A week later, on May 3, 1789, George Washington attended a ball in his honor. These days inaugural balls are planned and held with every inauguration. In fact, most presidents attend several balls on inauguration night. Still, in 1789, they were brand new, and it would be another decade before the practice was revived, with the inaugural of James Madison, the fourth president. Dolley, President Madison’s wife, threw a gala for 400 people at Long’s Hotel in Washington. Tickets cost $4.00, which would have amounted to about $100.00 today. That was actually very reasonable, considering that they run about $350.00 today. I suppose that if you were part of high society, you would think nothing of that amount for a ball which would show your support of the new president, as well as, your position in society.
Since Madison’s inaugural ball, the events have become more or less a quadrennial presidential fixture. Today, we think nothing of the event, assuming that it is just part of the grand tradition of our electoral process and seating a new president. Nevertheless, there have been years that the Inaugural Ball has been cancelled. Woodrow Wilson, in 1913, and Warren Harding, in 1921, both passed up balls, citing the need to economize. Franklin Pierce canceled his in 1853 because of the recent death of his son. President Franklin D Roosevelt was another exception, choosing to work through the night rather than attend his first inaugural ball in 1933. He canceled the next three galas because of the Depression and World War II.
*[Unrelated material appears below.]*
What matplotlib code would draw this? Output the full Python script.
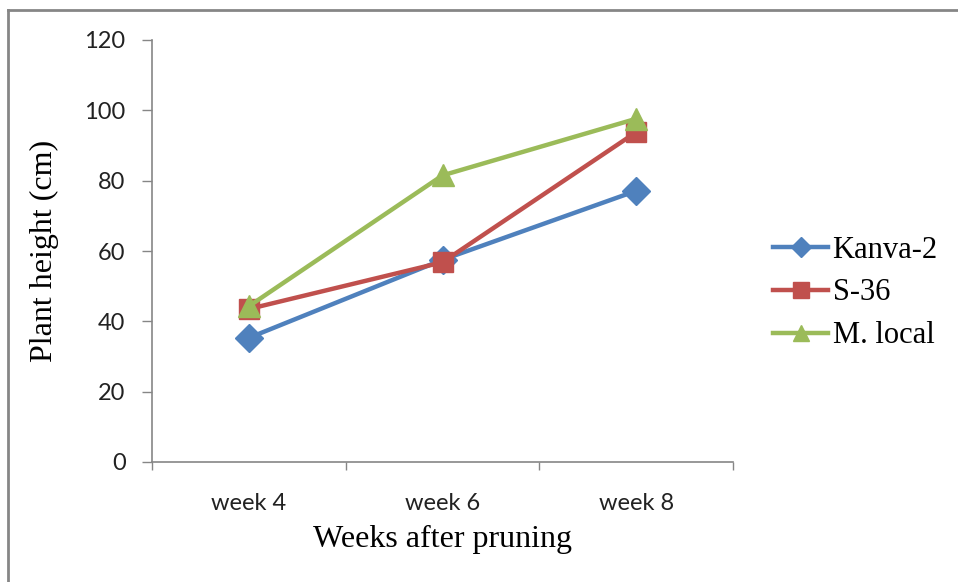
import matplotlib
matplotlib.use("Agg")
import matplotlib.pyplot as plt
from matplotlib.lines import Line2D

# ── data ──────────────────────────────────────────────
weeks = ["week 4", "week 6", "week 8"]
kanva2 = [35.3, 57.5, 77.1]
s36 = [43.5, 56.8, 93.8]
m_local = [44.3, 81.5, 97.6]

series = [
    ("Kanva-2", kanva2, "#4F81BD", "D", 14),
    ("S-36", s36, "#C0504D", "s", 15),
    ("M. local", m_local, "#9BBB59", "^", 16),
]

fig = plt.figure(figsize=(9.58, 5.82), dpi=100)
ax = fig.add_axes([152 / 958, 1 - 462 / 582, (733 - 152) / 958, (462 - 40) / 582])

x = list(range(len(weeks)))
for name, vals, col, mk, ms in series:
    ax.plot(x, vals, color=col, lw=3.2, marker=mk, markersize=ms,
            markerfacecolor=col, markeredgecolor=col, label=name)

ax.set_xlim(-0.5, len(weeks) - 0.5)
ax.set_ylim(0, 120)
ax.set_yticks(range(0, 121, 20))
ax.set_xticks([i - 0.5 for i in range(len(weeks) + 1)])
ax.set_xticklabels([])
ax.set_xticks(x, minor=True)
ax.set_xticklabels(weeks, minor=True)

tick_font = "Lato"
for lbl in ax.get_yticklabels() + ax.get_xticklabels(minor=True):
    lbl.set_fontfamily(tick_font)
    lbl.set_fontsize(17)
    lbl.set_color("#222222")

ax.tick_params(axis="y", direction="out", length=7, width=1, color="#868686", pad=12)
ax.tick_params(axis="x", which="major", direction="out", length=6, width=1, color="#868686")
ax.tick_params(axis="x", which="minor", length=0, pad=22)

for side in ["top", "right"]:
    ax.spines[side].set_visible(False)
for side in ["left", "bottom"]:
    ax.spines[side].set_color("#868686")
    ax.spines[side].set_linewidth(1.2)

ax.set_ylabel("Plant height (cm)", fontfamily="Liberation Serif", fontsize=23, labelpad=18)
ax.set_xlabel("Weeks after pruning", fontfamily="Liberation Serif", fontsize=23, labelpad=8)

leg = fig.legend(*ax.get_legend_handles_labels(), loc="center left",
                 bbox_to_anchor=(773 / 958, 1 - 293 / 582), frameon=False,
                 prop={"family": "Liberation Serif", "size": 22},
                 handlelength=1.8, handletextpad=0.15, labelspacing=0.45, markerscale=0.75,
                 borderpad=0, borderaxespad=0)

# outer chart border (only top and left edges are visible)
fig.add_artist(Line2D([8 / 958, 8 / 958], [0, 1 - 10 / 582], transform=fig.transFigure,
                      color="#868686", lw=2))
fig.add_artist(Line2D([8 / 958, 1], [1 - 10 / 582, 1 - 10 / 582], transform=fig.transFigure,
                      color="#868686", lw=2))

fig.savefig("out.png", dpi=100)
At the first ball, Washington danced with many ladies who were considered the cream of New York society. New York was the temporary site of the newly established federal government. Eliza Hamilton, wife of Alexander Hamilton, the treasury secretary, recorded her impressions in her memoirs. She wrote that Washington liked to dance the minuet, a dance she thought was “suited to his dignity and gravity.” In what would seem strange today, Martha Washington apparently did not attend the Inaugural Ball. One month to the day of her husband’s departure for New York, Martha Washington set out on her own triumphant trip to the seat of the new government, thereby becoming our first, First Lady.